|French literary history|
Life and works
Paul-Jean Toulet was the son of a wealthy sugar planter, originally from Pau but living in Mauritius. He was most famous for his acerbic wit, his addiction to opium, and his friendship with Maurice Sailland - the "prince of gastronomes".
As a writer, Toulet is best known for Les Contrerimes, poems written in a verse form of his own invention, the rhyme scheme abba, with the lines alternating long, short, long, short. The collection was published posthumously, although many of the poems appeared in various literary magazines, either in earlier versions or finished forms (Toulet was an inveterate polisher of his verse).
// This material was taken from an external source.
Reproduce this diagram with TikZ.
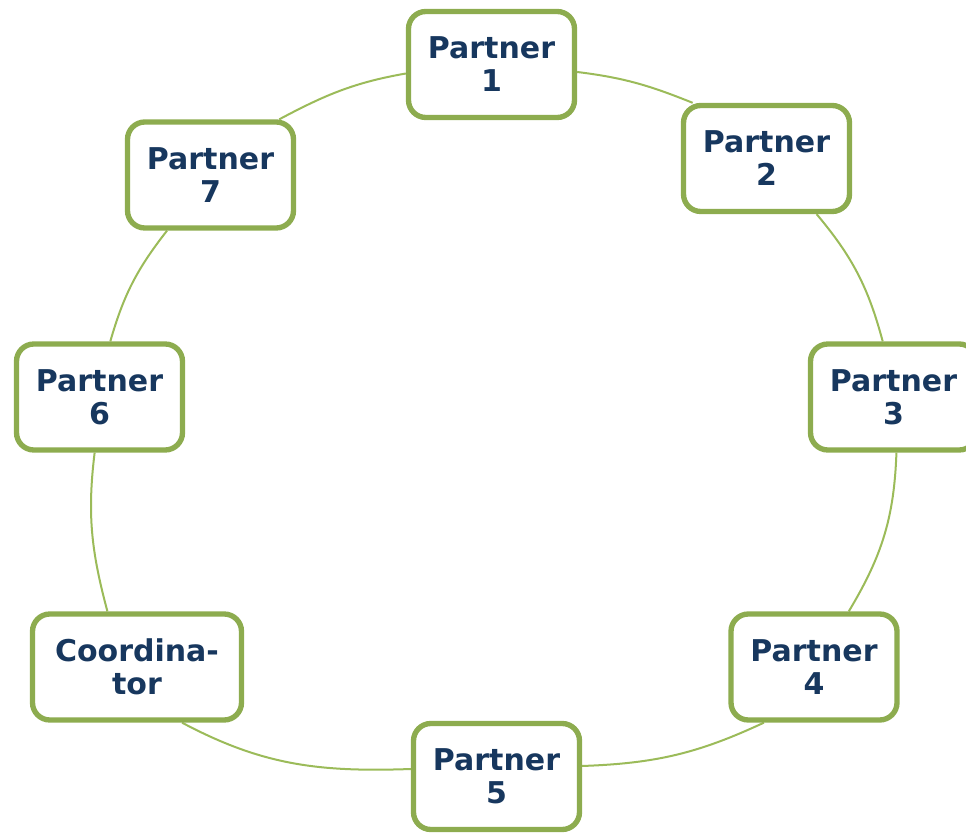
\documentclass[tikz,border=0pt]{standalone}
\usepackage{fontspec}
\setmainfont{DejaVu Sans}
\usetikzlibrary{backgrounds}
\definecolor{boxgreen}{RGB}{141,172,79}
\definecolor{linegreen}{RGB}{155,187,89}
\definecolor{navy}{RGB}{23,55,94}
\tikzset{
  partnerbox/.style={draw=boxgreen, line width=4pt, fill=white, rounded corners=13pt,
    minimum width=124.5pt, minimum height=79.5pt, inner sep=0pt, align=center,
    text=navy, font=\fontsize{22.5}{24.75}\selectfont\bfseries},
  coordbox/.style={partnerbox, minimum width=156.75pt},
  conn/.style={draw=linegreen, line width=1.5pt}
}
\begin{document}
\begin{tikzpicture}[x=0.75pt,y=0.75pt]
\useasboundingbox (0,0) rectangle (966,832);
\node[partnerbox] (p1) at (491.5,767.5) {Partner\\1};
\node[partnerbox] (p2) at (766.5,673.5) {Partner\\2};
\node[partnerbox] (p3) at (893.5,435) {Partner\\3};
\node[partnerbox] (p4) at (814,165) {Partner\\4};
\node[partnerbox] (p5) at (496.5,55.5) {Partner\\5};
\node[coordbox] (co) at (137,165) {Coordina-\\tor};
\node[partnerbox] (p6) at (99.5,435) {Partner\\6};
\node[partnerbox] (p7) at (210.5,657) {Partner\\7};
\begin{pgfonlayer}{background}
\draw[conn] (p1.-5.7) to[out=-7,in=158] (p2.143.3);
\draw[conn] (p2.-48.3) to[out=-50,in=105] (p3.101.8);
\draw[conn] (p3.-87.4) to[out=-92,in=59] (p4.58.3);
\draw[conn] (p4.228.8) to[out=205,in=2] (p5.7);
\draw[conn] (p5.175) to[out=182,in=-28] (co.-51.2);
\draw[conn] (co.118.6) to[out=105,in=263] (p6.265.3);
\draw[conn] (p6.79.2) to[out=74,in=232] (p7.232);
\draw[conn] (p7.39.4) to[out=28,in=190] (p1.186.3);
\end{pgfonlayer}
\end{tikzpicture}
\end{document}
His novels are almost unreadable today, with the possible exception of Mon amie Nane, a sort of fin-de-siècle equivalent to Pride and Prejudice , or even Bridget Jones' Diary.
Toulet became a model or an inspiration to the fantaisiste poetic movement from 1911 until the Great War. This explains the following comment made on the reception of his works: "When two men who have read Paul-Jean Toulet meet (usually in a bar), they immediately imagine it's a certain form of aristocracy".
In 1897, Toulet received a copy of The Great God Pan by Arthur Machen from a friend and he translated it the following year, as Le Grand Dieu Pan. It was published in La Plume in 1901 but went unnoticed except for Maeterlinck's reaction "...combining the traditional and scientific fantastic genres, it hits both our memories and hopes". Toulet engaged a correspondence with Machen and visited him in London.
Toulet's own novel Monsieur de Paur, homme public was inspired by Machen. Published in 1898 by Simonis Empis, it saw little success. In 1918, however, it was published again by the Éditions du Divan. This publishing company was owned by Toulet's admirer Henri Martineau, who also engaged in a correspondence with the author.
Toulet died in Guéthary, Aquitaine, in September 1920.